The long-awaited half-billion-dollar Canberra Hospital expansion project has hit another roadblock with Garran residents fearing plans to move the Emergency Department entrance away from Yamba Drive to opposite the primary school will put their children at risk.
The new ED is to be located on the corner of Palmer Street and Gilmore Crescent near Garran Primary School, and ambulances will access the ED via Palmer Street.
Long-time Garran resident and school parent Jennifer Berget said residents were concerned about the traffic increase, including ambulances rushing to the ED, and the safety of children walking and riding to school.
“The corner of Palmer Street and Gilmore Crescent is bad enough as it is. We don’t want it to get any worse,” she said.
With drop-off and pick-up times already a bit chaotic, Garran was one of the first schools to get a crossing supervisor.
“I’ve had to pull children back off zebra crossings because cars didn’t stop,” she said.
Ms Berget said it did not seem logical to move the ED entrance away from a main arterial road to a residential street.
She said the community felt blindsided by the announcement at a meeting on 26 September and the Garran Residents Association had launched a petition calling for the government to reconsider.
“People were shocked that ambulances would be accessing the new ED opposite their driveway,” she said.
Ms Berget said there were also concerns for ambulance staff taking patients to hospital having to negotiate the area.
Canberra Liberals health spokesperson Vicki Dunne said the government had not thought through the situation and needed to either take action to ameliorate the problem or relocate the SPIRE project to a different site.
“Canberra Hospital has the third biggest emergency room in the country and when you look at peer hospitals none of those hospitals has a major entry point on a suburban road,” Mrs Dunne said.
“None have a major entry point across the road from a primary school with over 600 children.”
She said there were about 100 ambulance movements a day in and out of Accident and Emergency, with 20,000 arrivals last year. The proposed entrance was possibly the worst location in terms of interface with lots of vulnerable road users.

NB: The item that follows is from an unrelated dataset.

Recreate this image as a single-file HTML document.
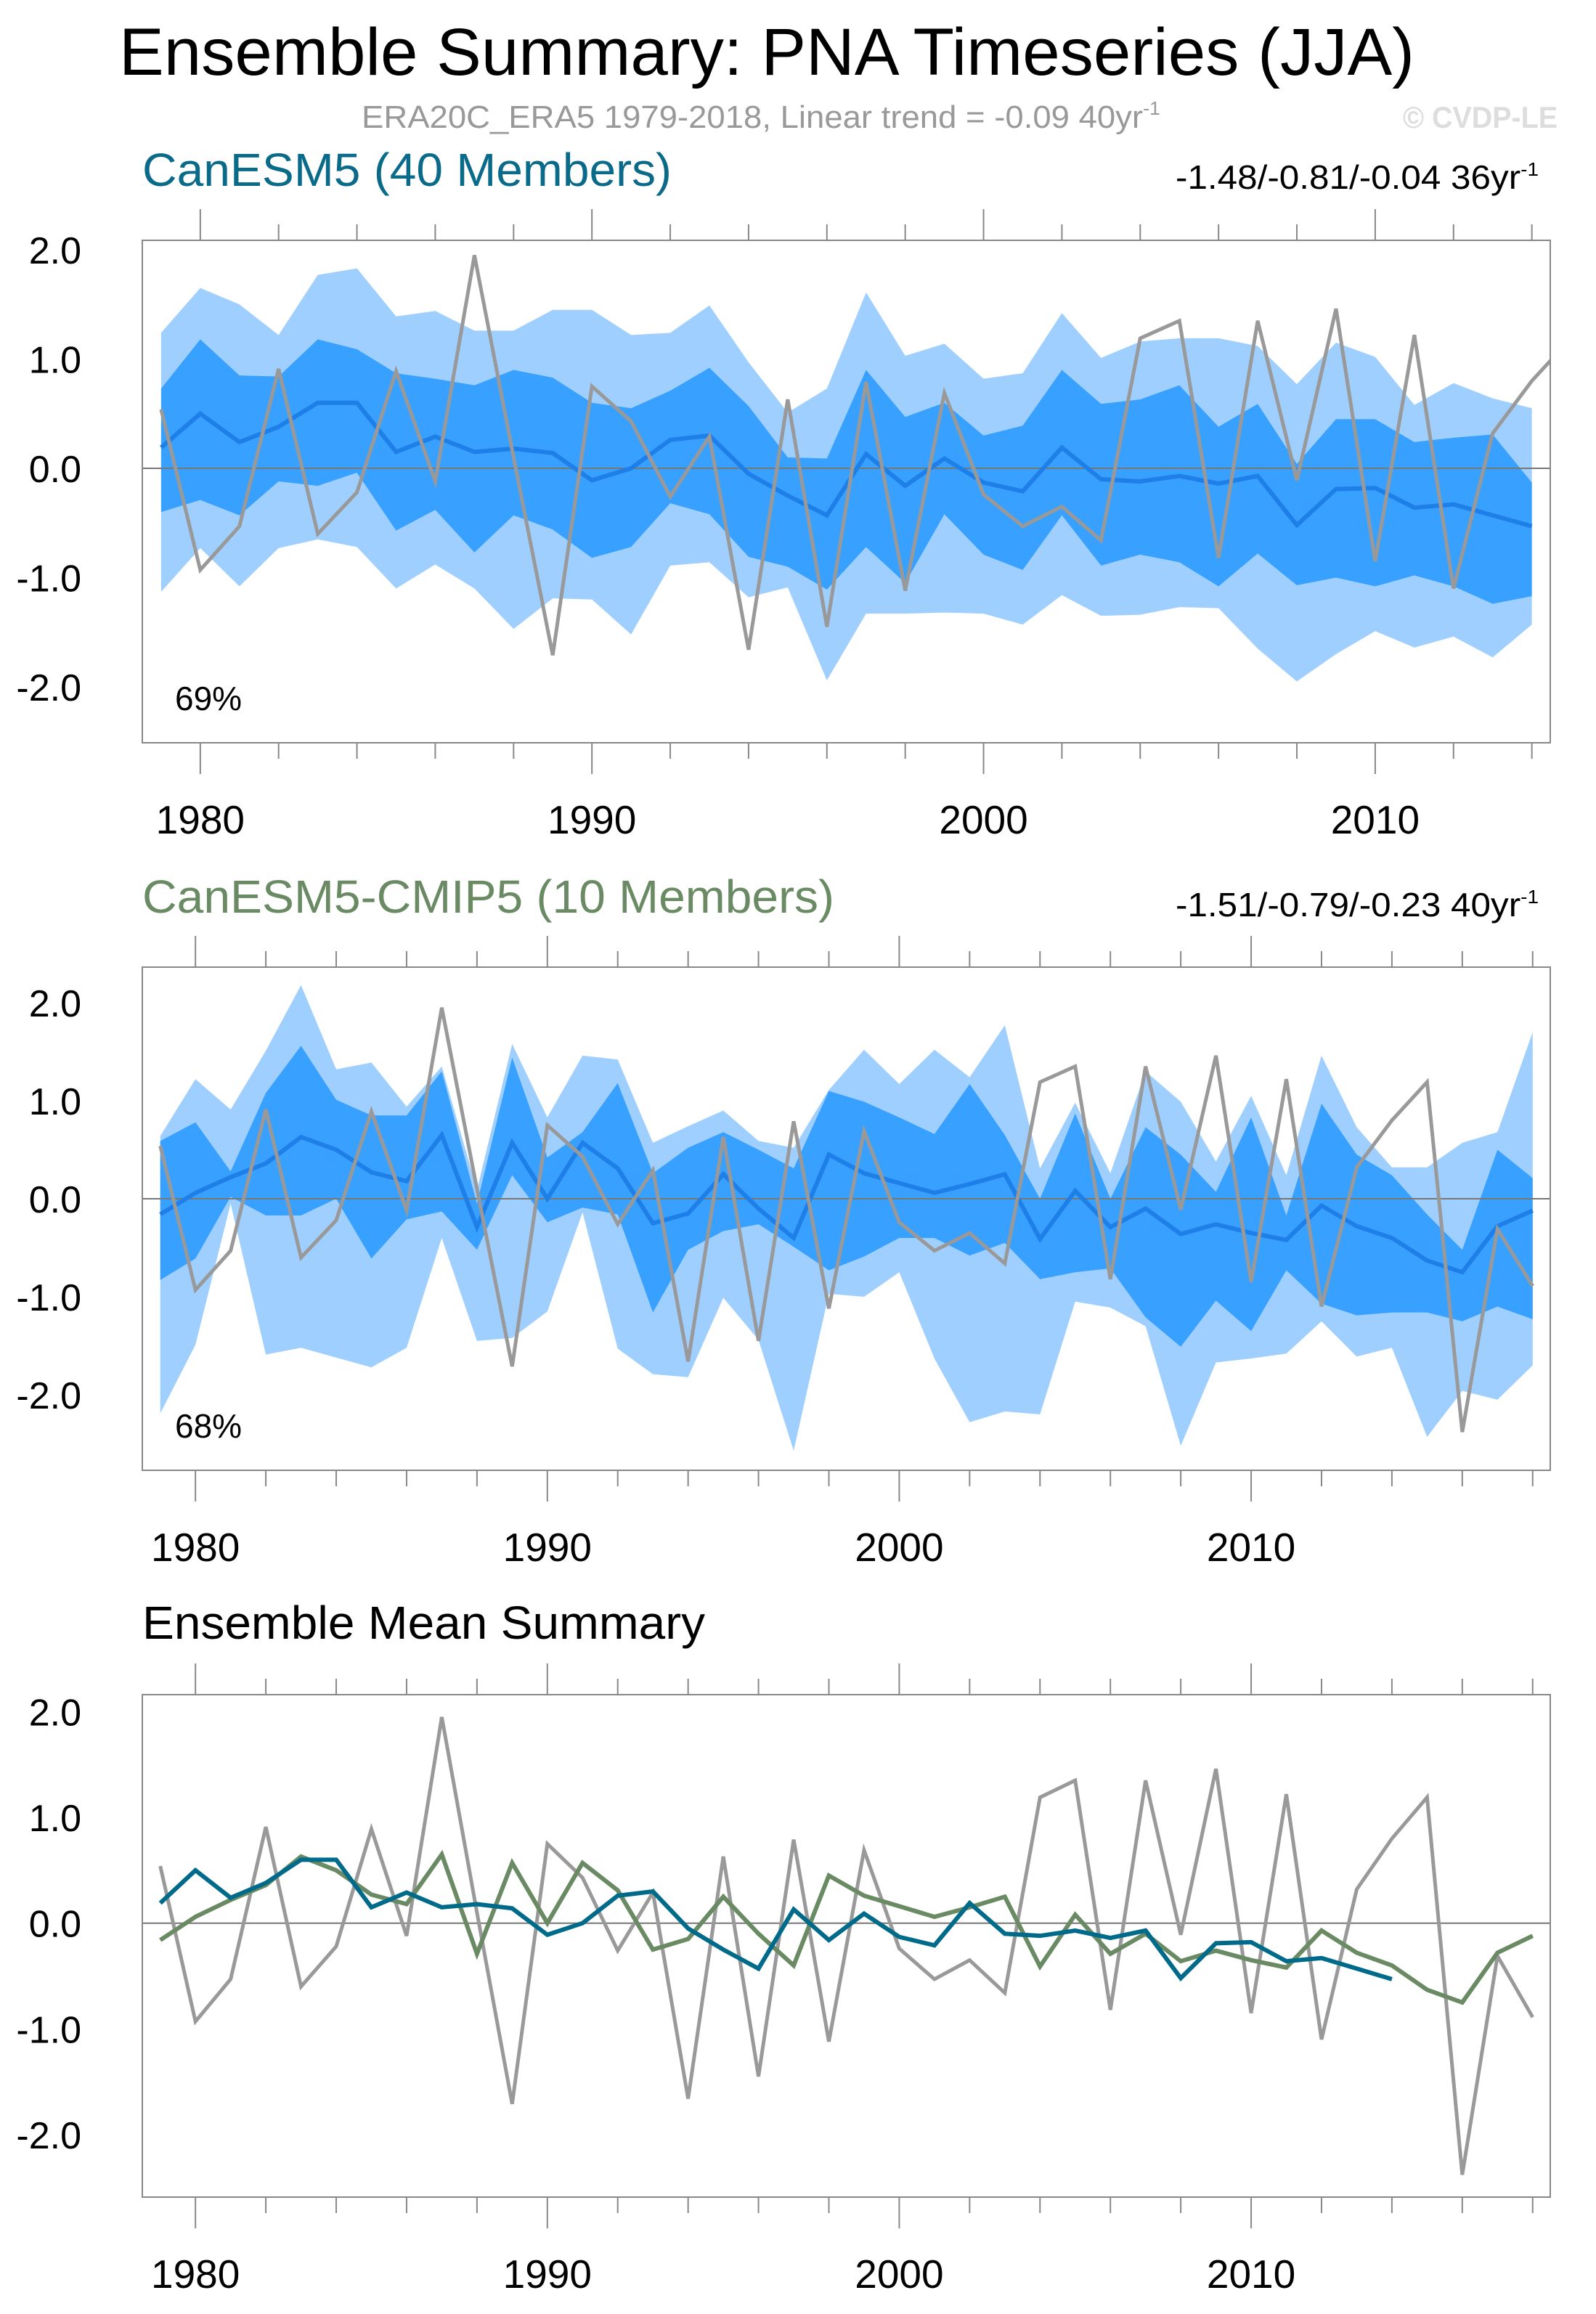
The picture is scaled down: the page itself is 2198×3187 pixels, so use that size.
<!DOCTYPE html>
<html><head><meta charset="utf-8"><style>
html,body{margin:0;padding:0;background:#fff;}
svg{display:block;font-family:"Liberation Sans",sans-serif;}
</style></head><body>
<svg id="chart" width="2198" height="3187" viewBox="0 0 2198 3187" xmlns="http://www.w3.org/2000/svg">
<rect width="2198" height="3187" fill="#fff"/>
<text x="164" y="103" font-size="92" textLength="1784" lengthAdjust="spacingAndGlyphs" fill="#000">Ensemble Summary: PNA Timeseries (JJA)</text>
<text x="498" y="176" font-size="44" textLength="1100" lengthAdjust="spacingAndGlyphs" fill="#999">ERA20C_ERA5 1979-2018, Linear trend = -0.09 40yr<tspan dy="-18" font-size="26">-1</tspan></text>
<text x="1932" y="176" font-size="42" font-weight="bold" textLength="213" lengthAdjust="spacingAndGlyphs" fill="#ddd">© CVDP-LE</text>
<text x="196" y="256" font-size="64" textLength="729" lengthAdjust="spacingAndGlyphs" fill="#0a6a8a">CanESM5 (40 Members)</text>
<text x="1619" y="260" font-size="46" textLength="500" lengthAdjust="spacingAndGlyphs" fill="#000">-1.48/-0.81/-0.04 36yr<tspan dy="-18" font-size="26">-1</tspan></text>
<text x="196" y="1257" font-size="64" textLength="953" lengthAdjust="spacingAndGlyphs" fill="#6a8a64">CanESM5-CMIP5 (10 Members)</text>
<text x="1619" y="1262" font-size="46" textLength="500" lengthAdjust="spacingAndGlyphs" fill="#000">-1.51/-0.79/-0.23 40yr<tspan dy="-18" font-size="26">-1</tspan></text>
<text x="196" y="2257" font-size="64" textLength="775" lengthAdjust="spacingAndGlyphs" fill="#000">Ensemble Mean Summary</text>
<g id="p1"></g><g id="p2"></g><g id="p3"></g>
</svg>
<script>
const obsYears = [1979,1980,1981,1982,1983,1984,1985,1986,1987,1988,1989,1990,1991,1992,1993,1994,1995,1996,1997,1998,1999,2000,2001,2002,2003,2004,2005,2006,2007,2008,2009,2010,2011,2012,2013,2014,2015,2016,2017,2018];
const obsValues = [0.54,-0.93,-0.53,0.91,-0.60,-0.22,0.89,-0.12,1.95,0.10,-1.71,0.75,0.43,-0.26,0.29,-1.66,0.63,-1.45,0.79,-1.12,0.69,-0.24,-0.53,-0.35,-0.66,1.19,1.35,-0.82,1.35,-0.11,1.46,-0.85,1.22,-1.10,0.32,0.80,1.19,-2.38,-0.31,-0.89];

const m1Years = [1979,1980,1981,1982,1983,1984,1985,1986,1987,1988,1989,1990,1991,1992,1993,1994,1995,1996,1997,1998,1999,2000,2001,2002,2003,2004,2005,2006,2007,2008,2009,2010,2011,2012,2013,2014];
const m1Mean = [0.19,0.50,0.24,0.38,0.60,0.60,0.15,0.29,0.15,0.18,0.14,-0.11,0.00,0.26,0.30,-0.05,-0.25,-0.43,0.13,-0.16,0.09,-0.13,-0.21,0.19,-0.10,-0.12,-0.07,-0.14,-0.07,-0.52,-0.19,-0.18,-0.36,-0.33,-0.43,-0.53];
const m1OuterTop = [1.24,1.65,1.50,1.22,1.77,1.83,1.39,1.44,1.26,1.26,1.45,1.45,1.22,1.24,1.49,0.97,0.51,0.73,1.61,1.03,1.14,0.82,0.87,1.42,1.01,1.16,1.19,1.19,1.12,0.77,1.15,1.02,0.58,0.78,0.64,0.55];
const m1InnerTop = [0.73,1.18,0.85,0.84,1.18,1.09,0.87,0.82,0.76,0.90,0.83,0.60,0.55,0.71,0.92,0.57,0.10,0.09,0.90,0.47,0.60,0.30,0.39,0.90,0.59,0.63,0.76,0.38,0.59,0.04,0.45,0.45,0.24,0.28,0.31,-0.13];
const m1InnerBot = [-0.40,-0.29,-0.43,-0.12,-0.16,-0.04,-0.57,-0.38,-0.77,-0.43,-0.56,-0.82,-0.72,-0.32,-0.42,-0.81,-0.90,-1.11,-0.72,-1.05,-0.42,-0.79,-0.93,-0.43,-0.89,-0.79,-0.86,-1.08,-0.78,-1.07,-1.00,-1.08,-0.98,-1.08,-1.24,-1.17];
const m1OuterBot = [-1.13,-0.73,-1.08,-0.73,-0.65,-0.72,-1.10,-0.88,-1.10,-1.47,-1.19,-1.20,-1.52,-0.89,-0.86,-1.18,-1.09,-1.94,-1.33,-1.33,-1.32,-1.33,-1.43,-1.16,-1.35,-1.34,-1.27,-1.28,-1.65,-1.95,-1.70,-1.49,-1.64,-1.54,-1.73,-1.43];

const m2Years = obsYears;
const m2Mean = [-0.16,0.06,0.22,0.36,0.63,0.50,0.27,0.18,0.65,-0.29,0.57,0.00,0.57,0.31,-0.25,-0.15,0.25,-0.10,-0.40,0.45,0.26,0.16,0.06,0.15,0.25,-0.41,0.08,-0.29,-0.10,-0.36,-0.26,-0.35,-0.42,-0.07,-0.28,-0.40,-0.63,-0.75,-0.28,-0.12];
const m2OuterTop = [0.64,1.22,0.91,1.51,2.18,1.32,1.39,0.94,1.35,0.09,1.58,0.83,1.46,1.42,0.57,0.74,0.90,0.59,0.52,1.11,1.52,1.17,1.52,1.24,1.77,0.31,0.98,0.26,1.30,0.99,0.38,1.05,0.24,1.46,0.73,0.32,0.32,0.57,0.68,1.70];
const m2InnerTop = [0.59,0.78,0.28,1.08,1.56,1.01,0.85,0.85,1.30,-0.05,1.44,0.42,0.68,1.18,0.26,0.52,0.68,0.50,0.31,1.10,0.99,0.83,0.66,1.17,0.65,0.00,0.87,0.00,0.73,0.45,0.07,0.83,-0.17,0.97,0.45,0.24,-0.16,-0.52,0.50,0.21];
const m2InnerBot = [-0.83,-0.61,0.02,-0.17,-0.17,0.00,-0.61,-0.21,-0.13,-0.52,0.24,-0.24,-0.09,-0.16,-1.16,-0.52,-0.33,-0.26,-0.49,-0.73,-0.59,-0.40,-0.40,-0.58,-0.45,-0.82,-0.75,-0.71,-1.21,-1.51,-1.04,-1.35,-0.73,-1.07,-1.19,-1.16,-1.16,-1.25,-1.10,-1.23];
const m2OuterBot = [-2.19,-1.49,-0.05,-1.59,-1.52,-1.62,-1.72,-1.52,-0.40,-1.45,-1.42,-1.15,-0.14,-1.53,-1.79,-1.82,-1.01,-1.44,-2.57,-0.97,-1.00,-0.75,-1.63,-2.28,-2.17,-2.20,-1.05,-1.11,-1.30,-2.52,-1.67,-1.63,-1.58,-1.25,-1.61,-1.52,-2.43,-1.96,-2.05,-1.70];

const yTickLabels = ["-2.0","-1.0","0.0","1.0","2.0"];
const xTickLabels = ["1980","1990","2000","2010"];

const NS = "http://www.w3.org/2000/svg";
function mk(parent, tag, attrs){
  const e = document.createElementNS(NS, tag);
  for (const k in attrs) e.setAttribute(k, attrs[k]);
  parent.appendChild(e);
  return e;
}
function makePanel(id, cfg){
  const g = document.getElementById(id);
  const L=196, R=2135, T=cfg.top, B=cfg.bottom;
  const xs = y => L + (y - cfg.x0) / (cfg.x1 - cfg.x0) * (R - L);
  const ys = v => cfg.zero - v * cfg.unit;
  const yMin = (cfg.zero - B) / cfg.unit * -1, yMax = (cfg.zero - T) / cfg.unit;
  const clipId = id + "-clip";
  const defs = mk(g, "defs", {});
  const cp = mk(defs, "clipPath", {id: clipId});
  mk(cp, "rect", {x: L, y: T, width: R - L, height: B - T});
  const plot = mk(g, "g", {"clip-path": "url(#" + clipId + ")"});
  
  
  function band(years, top, bot, color, name){
    let pts = years.map((y,i)=>xs(y)+","+ys(top[i]));
    for (let i = years.length-1; i>=0; i--) pts.push(xs(years[i])+","+ys(bot[i]));
    const p = mk(plot, "polygon", {points: pts.join(" "), fill: color});
    
    
  }
  function line(years, vals, color, w, name){
    const p = mk(plot, "polyline", {points: years.map((y,i)=>xs(y)+","+ys(vals[i])).join(" "), fill: "none", stroke: color, "stroke-width": w, "stroke-linejoin": "miter"});
    
    
  }
  if (cfg.bands){
    band(cfg.years, cfg.oTop, cfg.oBot, "#9fcfff", id + "-outer-range-band");
    band(cfg.years, cfg.iTop, cfg.iBot, "#38a0ff", id + "-inner-range-band");
  }
  const z = mk(plot, "line", {x1: L, x2: R, y1: ys(0), y2: ys(0), stroke: "#777", "stroke-width": 2});
  
  
  cfg.lines.forEach(l => line(l.years, l.vals, l.color, l.w, l.name));
  // frame
  const fr = mk(g, "rect", {x: L, y: T, width: R - L, height: B - T, fill: "none", stroke: "#888", "stroke-width": 2});
  
  
  // y ticks
  for (let k = Math.ceil(yMin*5); k <= Math.floor(yMax*5); k++){
    const v = k/5, yy = ys(v), major = (k % 5 === 0);
    const len = major ? 42 : 22;
    mk(g, "line", {x1: L-len, x2: L, y1: yy, y2: yy, stroke: "#888", "stroke-width": 2});
    mk(g, "line", {x1: R, x2: R+len, y1: yy, y2: yy, stroke: "#888", "stroke-width": 2});
  }
  yTickLabels.forEach(s => {
    const t = mk(g, "text", {x: 112, y: ys(parseFloat(s)) + 19, "font-size": 52, "text-anchor": "end", fill: "#000"});
    t.textContent = s;
    
    
  });
  // x ticks
  for (let yr = 1980; yr <= cfg.x1; yr += 2){
    const xx = xs(yr), major = (yr % 10 === 0);
    const len = major ? 43 : 22;
    mk(g, "line", {x1: xx, x2: xx, y1: T-len, y2: T, stroke: "#888", "stroke-width": 2});
    mk(g, "line", {x1: xx, x2: xx, y1: B, y2: B+len, stroke: "#888", "stroke-width": 2});
  }
  xTickLabels.forEach(s => {
    const t = mk(g, "text", {x: xs(parseFloat(s)), y: B + 125, "font-size": 55, "text-anchor": "middle", fill: "#000"});
    t.textContent = s;
    
    
  });
  if (cfg.pct){
    const t = mk(g, "text", {x: 241, y: cfg.pctY, "font-size": 46, fill: "#000"});
    t.textContent = cfg.pct;
    
    
  }
}
makePanel("p1", {top:331, bottom:1023, zero:645, unit:150.5, x0:1978.52, x1:2014.47, bands:true,
  years:m1Years, oTop:m1OuterTop, oBot:m1OuterBot, iTop:m1InnerTop, iBot:m1InnerBot, pct:"69%", pctY:978,
  lines:[{years:m1Years, vals:m1Mean, color:"#1f7fe8", w:6, name:"p1-ensemble-mean-line"},
         {years:obsYears, vals:obsValues, color:"#999", w:5, name:"p1-observed-line"}]});
makePanel("p2", {top:1332, bottom:2025, zero:1651, unit:135, x0:1978.49, x1:2018.5, bands:true,
  years:m2Years, oTop:m2OuterTop, oBot:m2OuterBot, iTop:m2InnerTop, iBot:m2InnerBot, pct:"68%", pctY:1980,
  lines:[{years:m2Years, vals:m2Mean, color:"#1f7fe8", w:6, name:"p2-ensemble-mean-line"},
         {years:obsYears, vals:obsValues, color:"#999", w:5, name:"p2-observed-line"}]});
makePanel("p3", {top:2334, bottom:3026, zero:2648.7, unit:145.6, x0:1978.49, x1:2018.5, bands:false,
  lines:[{years:obsYears, vals:obsValues, color:"#999", w:5, name:"p3-observed-line"},
         {years:m2Years, vals:m2Mean, color:"#6a8a64", w:6, name:"p3-canesm5-cmip5-mean-line"},
         {years:m1Years, vals:m1Mean, color:"#006a8a", w:6, name:"p3-canesm5-mean-line"}]});
</script>
</body></html>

Mrs Dunne said with the project at such an early stage and construction not due to start until 2021, there was still time for the government to make changes.
She would not say whether the government should hold off on the project until after next year’s election but said with such a large amount of money at stake the government needed to get the hospital expansion right. But Mrs Dunne said the Opposition would not be in the business of tearing up contracts if it won power next year.
Health Minister Rachel Stephen-Smith said the ACT Government had only begun consulting with Garran residents and she had written to the president of the school board and the Residents Association on Wednesday.
She said Major Projects Canberra was doing detailed work to understand the net traffic impact of the SPIRE project, given that there would be quite a lot of traffic redirected as a result of existing activities moving from the site.
“As soon as the traffic study is done we’ll share it with the community and work though it,” she said.
Ms Berget, who has grown up in the shadow of the hospital, said she and the Garran community were acutely aware of its needs but “as a mum I believe it’s everybody’s responsibility to look after the safety of children and to prioritise that, and I’d like the government to prioritise that that as well”.